Today I want to talk about the difference between modeling your business around transactions versus relationships. This ties into what I talked about earlier this week with regard to customer lifetime value. First, my post Monday was mostly geared to business models that focus on customer relationships. Not all business models have this as a focus. Here’s are some characteristics that make these models different:
Transactional Business Models
- Focus is on getting the sale, not getting repeat customers
- Business offers no remarkable brand experience
- Business sells mainly utilitarian items that people seek out when the items are needed
- Customers are motivated primarily by price
- Marketing efforts rely heavily on SEO and programs like Google Adwords, tools that drive customers to the business when customers are shopping for the products they sell.
Here’s an example of what I mean. Last summer we decided it would be nice to string some white Christmas lights around our backyard for evening lighting. We googled “outdoor white christmas lights” and visited sites like Novely Lights and Christmas Lights Etc. I can’t even remember which one I ordered from, probably whoever had the best price. They sold pretty much the same product, and it was the product I wanted. It was also a product I wasn’t going to form a real emotional attachment to or shop for regularly. Trying to form a relationship with me as a customer was probably going to be useless for these businesses and their lack of remarkable branding had no influence on my purchase decision.
If you sell a product like Christmas lights or car batteries, it might make sense for you to focus your marketing on transactions vs. relationship building. You might have some chance of building a relationship as a supplier for a landscaper or mechanic, but probably not with the average retail buyer.
Relationship-Based Business Models
- Focus is on getting repeat customers, emphasis on lifetime value of customers, not individual transactions
- Business is heavily focused on creating a unique brand experience
- Business sells items that people want (instead of need), and shopping behavior can be motivated by new offers or desire for product (i.e. if you sell jewelry, customer is equally likely to buy because they love a new bracelet that was just released vs. needing to get a gift for a friend’s birthday)

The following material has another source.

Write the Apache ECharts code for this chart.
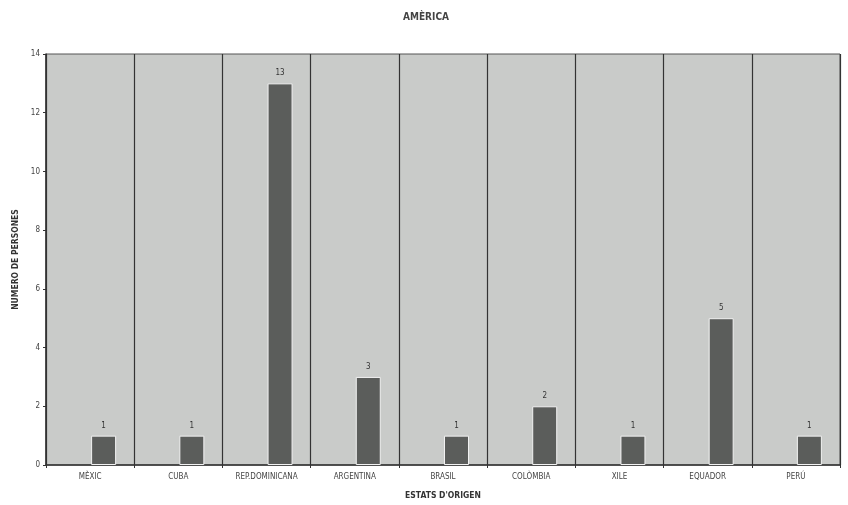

- Customers are motivated to buy based on uniqueness of product and brand experience (i.e. they can buy a bra any place, but they choose a Victoria’s Secret bra because it looks sexiest.)
- Marketing efforts rely heavily on advertising, PR, social media, email marketing, branding
- Business may sell a type of product many competitors sell, but have a unique spin on the product either via the products themselves or the shopping experience (consider brands like Banana Republic, Nordstrom, Pottery Barn, Hot Topic, etc.)
In contrast with my Christmas lights example, consider a brand like Tiffany & Co. On the face of things they sell jewelry, but that’s not all. What they sell is an experience. They sell the idea of a classic, the ultimate good taste, luxury. Everything about shopping with Tiffanys is an experience from the unique yet timeless aesthetic of their products to the famous little blue box with the white satin ribbon your jewelry is presented in.
My wedding band is from Tiffanys and it does have a different look and feel compared to other jewelry I own. The designer’s name is inscribed inside the band, along with the famous Tiffanys logo. The ring has a heavier weight to it and it doesn’t look like a ring I’ve seen any place else. You can say a ring is a ring and tons of places sell them, but this one is distinct and it’s associated with a distinct brand, which caused me to favor this ring over the alternatives.
When I have a really special occasion that calls for jewelry, something that I want to be remembered, Tiffany’s is the first place on my shopping list because of the brand experience and products they offer.
What this has to do with you
As a business owner, you really have to think about what kind of business model makes sense for you. The kind of model you choose dictates everything from your marketing strategies to your website copy to your products and product presentation. If your focus is transactional, you want to devote your resources to acquiring sales. You need the best SEO and the best Adwords campaigns.
If your focus is relationship based, you need to really think about crafting every aspect of your brand in a way that’s remarkable.
Select a model that is appropriate for products you sell and the kind of business you want to build, and focus your attention on the strategies that are most suitable for your business model.